Where does the big peak at maximum sequencing length (for me, 51 nt) come from? Or am I the only person who gets this?

It is in both my total RNA and RPF samples. When I plot the size distribution of my trimmed reads, they fall mostly between about 15-36 nt (centred around about 28 nt), but there is also a huge peak at 51 nt.

I could understand if I was getting a range all the way up to 51 nt, but I'm not - there's a big gap above about 36 and then the peak at 51.

It is still there after removing rRNA reads and after aligning to the genome.

When we plot where these 51 nt sequences map to on the genome, the coverage is fairly even across it, so it doesn't seem to be one repetitive region or anything like that.

We plan to discard those reads, but I am interested in why we get them in the first place... Can anyone explain, please?


Sorry - should have said, this is after adapter trimming
Hi there,

I haven't observed a peak at 51nt before.

If the full length of your sequence reads is 51nt, then presumably these reads do not have any adapter sequence?

Do they map to coding regions in your genome?
Dear Audrey,

Thanks for your reply.

Yes, they map to coding regions. Maybe also to some other regions - the coverage of them across the whole genome is pretty even...

For the adaptor trimming, we removed all sequences that are recognised in the Illumina database, so there is no way I should have any adaptor sequences left.


Hi Beth,

Just so that we understand better, the reads of length 51nt have been trimmed of adapter sequence?

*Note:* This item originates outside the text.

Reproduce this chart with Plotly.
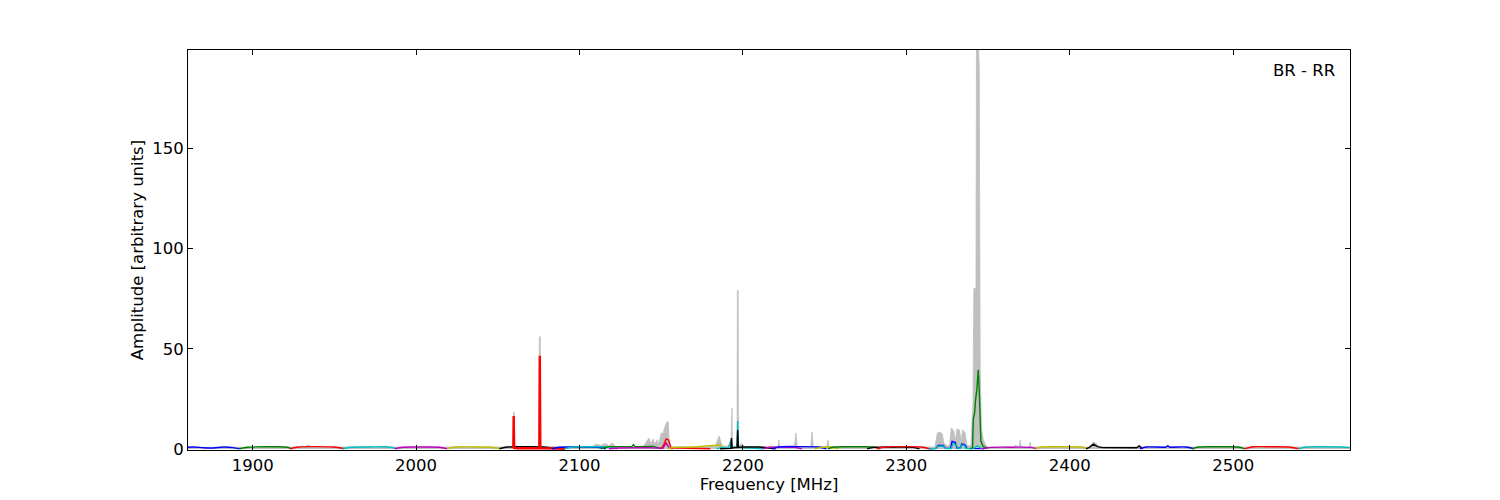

What are the lengths of your raw reads before removing adapter?
I presume you sequenced libraries with 50SE kits in which case what you see as 51 likely correspond to RNA fragments longer than 50. If you were doing size selection for ~30 fragments there should be no such fragments. If it is not a unique sequence, but something that aligns to different locations, Id' still try to better understand its nature. If you analyze the distribution of the fragments across different functional regions of mRNAs, i.e. leader/CDS/trailer what the distribution would look like? Like RNA-seq control or ribo-seq?